Can engine detailing damage my car?

It can if done incorrectly. The main risks are water intrusion into electrical components (alternator, ignition coils, fuse boxes) and cleaning a hot engine with cold water. Cover electrical components, use a low-pressure water source, and let the engine cool before starting. Following these precautions, engine detailing is safe.

How often should I detail my engine?

Most people do it once or twice a year during the same detailing session as the exterior. If you work on the engine yourself and get grease and oil on components regularly, cleaning it after major service work makes sense. There's no such thing as too often if you're doing it correctly.

Should I use a pressure washer to clean my engine?

Not recommended for standard engine bay cleaning. High-pressure water can force moisture into connectors and seals that a garden hose won't reach. Low to medium garden hose pressure is sufficient to rinse away degreaser. Professional steam cleaners are safer than pressure washers for engine work.

How long does engine detailing take?

A moderate engine bay takes 45 minutes to 2 hours depending on level of contamination and how thorough you want to be.

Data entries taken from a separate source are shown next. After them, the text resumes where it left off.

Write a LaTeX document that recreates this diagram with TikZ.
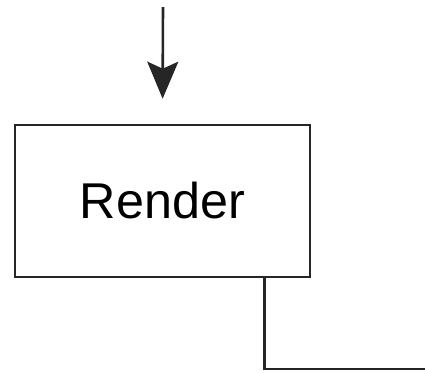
\documentclass[tikz,border=0pt]{standalone}
\usepackage{fontspec}
\setmainfont{Liberation Sans}
\usetikzlibrary{arrows.meta}
\begin{document}
\begin{tikzpicture}[x=1bp,y=-1bp,
  wire/.style={line width=2.6bp,draw=black!85},
  stagebox/.style={wire,rectangle,minimum width=295bp,minimum height=152bp,
    inner sep=0pt,font=\fontsize{50.5}{60}\selectfont},
  headtip/.style={-{Stealth[length=37bp,width=31bp,inset=7bp]}}]
  \useasboundingbox (0,0) rectangle (425,373);
  \node[stagebox] (render) at (162.5,201) {Render};
  \coordinate (in) at (163,7);
  \coordinate (out) at (426,369);
  \draw[wire,headtip,shorten >=25bp] (in) -- (render.north);
  \draw[wire] ([xshift=-47bp]render.south east) |- (out);
\end{tikzpicture}
\end{document}
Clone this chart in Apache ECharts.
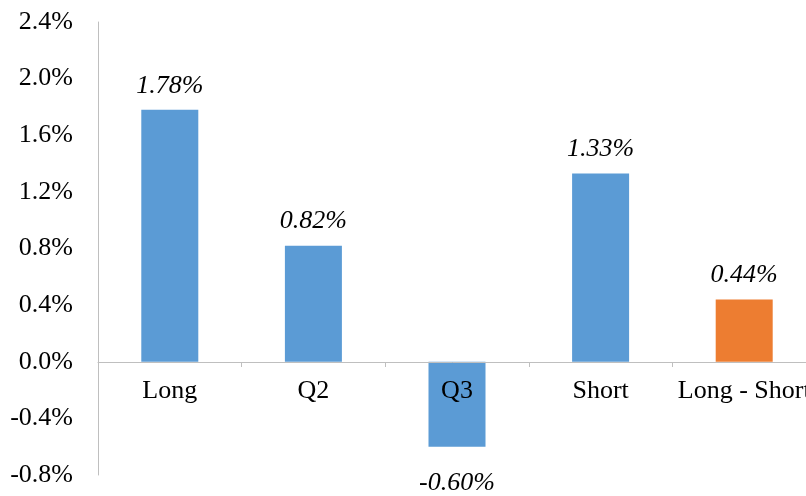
<!DOCTYPE html>
<html>
<head>
<meta charset="utf-8">
<script src="https://cdn.jsdelivr.net/npm/echarts@6/dist/echarts.min.js"></script>
<style>
  html, body { margin: 0; padding: 0; background: #fff; }
  #chart { width: 806px; height: 496px; }
</style>
</head>
<body>
<div id="chart"></div>
<script>
const categories = ['Long', 'Q2', 'Q3', 'Short', 'Long - Short'];
const returns = [1.78, 0.82, -0.60, 1.33, 0.44];
const barColors = ['#5B9BD5', '#5B9BD5', '#5B9BD5', '#5B9BD5', '#ED7D31'];
const yMin = -0.8, yMax = 2.4;

const font = '"Liberation Serif", "Times New Roman", serif';
const gridTop = 22, gridBottom = 21, chartH = 496;
// move the category axis up to the zero line
const plotH = chartH - gridTop - gridBottom;
const zeroOffset = -Math.round(plotH * (0 - yMin) / (yMax - yMin));

let chart = echarts.init(document.getElementById('chart'));
let option = {
  animation: false,
  grid: {
    left: 98,
    top: gridTop,
    width: 718,
    bottom: gridBottom,
    outerBoundsMode: 'none',
    containLabel: false
  },
  xAxis: {
    type: 'category',
    data: categories,
    position: 'bottom',
    offset: zeroOffset,
    z: 5,
    axisLine: { onZero: false, lineStyle: { color: '#BFBFBF', width: 1 } },
    axisTick: { show: true, length: 5, lineStyle: { color: '#BFBFBF' } },
    axisLabel: {
      color: '#000',
      fontFamily: font,
      fontSize: 26,
      margin: 16,
      interval: 0,
      hideOverlap: false
    },
    splitLine: { show: false }
  },
  yAxis: {
    type: 'value',
    min: yMin,
    max: yMax,
    interval: 0.4,
    axisLine: { show: true, lineStyle: { color: '#BFBFBF', width: 1 } },
    axisTick: { show: false },
    splitLine: { show: false },
    axisLabel: {
      color: '#000',
      fontFamily: font,
      fontSize: 26,
      margin: 25,
      formatter: v => v.toFixed(1) + '%'
    }
  },
  series: [{
    type: 'bar',
    barWidth: 57,
    data: returns.map((v, i) => ({
      value: v,
      itemStyle: { color: barColors[i] },
      label: v < 0 ? { position: 'bottom', distance: 23 } : { position: 'top', distance: 11 }
    })),
    label: {
      show: true,
      color: '#000',
      fontFamily: font,
      fontSize: 26,
      fontStyle: 'italic',
      formatter: p => p.value.toFixed(2) + '%'
    }
  }]
};
chart.setOption(option);
</script>
</body>
</html>
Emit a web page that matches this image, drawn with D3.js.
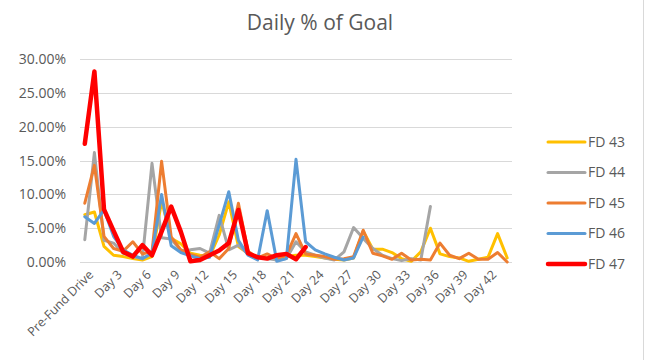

A severely grimy engine with multiple passes of degreaser and careful drying can take longer. Budget 2 hours if you're doing it for the first time.

Key Takeaways

Engine detailing is less intimidating than it sounds. Protect the alternator, air intake, and fuse box. Use a degreaser, let it dwell, agitate with brushes, and rinse with low-pressure water. Dry thoroughly with compressed air before starting the engine. Apply a rubber and trim dressing to finish. The process takes a couple of hours and makes a visible difference in how the engine bay looks and how easy it is to maintain going forward.